→ **Material provided**
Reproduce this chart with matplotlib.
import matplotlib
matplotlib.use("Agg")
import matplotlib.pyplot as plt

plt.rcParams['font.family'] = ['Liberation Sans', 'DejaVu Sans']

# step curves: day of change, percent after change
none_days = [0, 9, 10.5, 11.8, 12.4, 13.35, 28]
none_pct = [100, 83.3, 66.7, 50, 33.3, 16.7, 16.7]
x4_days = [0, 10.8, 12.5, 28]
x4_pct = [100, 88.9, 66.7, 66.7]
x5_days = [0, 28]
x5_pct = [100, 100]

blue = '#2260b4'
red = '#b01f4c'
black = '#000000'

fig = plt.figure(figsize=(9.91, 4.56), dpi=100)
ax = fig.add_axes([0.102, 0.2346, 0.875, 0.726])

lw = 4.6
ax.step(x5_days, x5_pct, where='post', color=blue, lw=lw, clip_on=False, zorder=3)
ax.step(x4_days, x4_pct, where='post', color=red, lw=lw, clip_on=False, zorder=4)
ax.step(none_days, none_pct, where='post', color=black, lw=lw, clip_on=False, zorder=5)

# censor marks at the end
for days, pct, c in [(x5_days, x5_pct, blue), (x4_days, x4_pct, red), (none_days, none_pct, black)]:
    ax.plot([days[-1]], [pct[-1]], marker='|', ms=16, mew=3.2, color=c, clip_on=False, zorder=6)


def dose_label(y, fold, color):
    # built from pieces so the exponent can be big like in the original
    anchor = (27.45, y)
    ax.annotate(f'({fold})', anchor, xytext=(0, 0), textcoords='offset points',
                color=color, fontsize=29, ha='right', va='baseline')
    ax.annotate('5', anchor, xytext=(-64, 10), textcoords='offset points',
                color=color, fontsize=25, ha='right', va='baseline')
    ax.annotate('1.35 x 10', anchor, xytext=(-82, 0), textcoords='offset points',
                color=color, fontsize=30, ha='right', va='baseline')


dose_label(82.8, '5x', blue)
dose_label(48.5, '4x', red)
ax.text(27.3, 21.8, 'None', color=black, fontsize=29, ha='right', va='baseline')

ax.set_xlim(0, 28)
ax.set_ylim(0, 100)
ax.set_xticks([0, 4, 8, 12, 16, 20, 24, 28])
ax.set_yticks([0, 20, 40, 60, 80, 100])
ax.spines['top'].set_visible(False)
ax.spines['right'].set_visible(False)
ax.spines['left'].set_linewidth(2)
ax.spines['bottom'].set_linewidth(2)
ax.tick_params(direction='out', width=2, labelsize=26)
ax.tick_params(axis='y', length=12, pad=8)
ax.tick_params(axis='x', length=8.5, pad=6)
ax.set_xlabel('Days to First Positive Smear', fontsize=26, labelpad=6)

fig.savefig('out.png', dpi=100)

→ **What is asked**
Quote the listing above from its first line to the line with "color=c, clip_on=False, zorder=6)", inclusive, and add nothing.

→ **Task output**
Reproduce this chart with matplotlib.
import matplotlib
matplotlib.use("Agg")
import matplotlib.pyplot as plt

plt.rcParams['font.family'] = ['Liberation Sans', 'DejaVu Sans']

# step curves: day of change, percent after change
none_days = [0, 9, 10.5, 11.8, 12.4, 13.35, 28]
none_pct = [100, 83.3, 66.7, 50, 33.3, 16.7, 16.7]
x4_days = [0, 10.8, 12.5, 28]
x4_pct = [100, 88.9, 66.7, 66.7]
x5_days = [0, 28]
x5_pct = [100, 100]

blue = '#2260b4'
red = '#b01f4c'
black = '#000000'

fig = plt.figure(figsize=(9.91, 4.56), dpi=100)
ax = fig.add_axes([0.102, 0.2346, 0.875, 0.726])

lw = 4.6
ax.step(x5_days, x5_pct, where='post', color=blue, lw=lw, clip_on=False, zorder=3)
ax.step(x4_days, x4_pct, where='post', color=red, lw=lw, clip_on=False, zorder=4)
ax.step(none_days, none_pct, where='post', color=black, lw=lw, clip_on=False, zorder=5)

# censor marks at the end
for days, pct, c in [(x5_days, x5_pct, blue), (x4_days, x4_pct, red), (none_days, none_pct, black)]:
    ax.plot([days[-1]], [pct[-1]], marker='|', ms=16, mew=3.2, color=c, clip_on=False, zorder=6)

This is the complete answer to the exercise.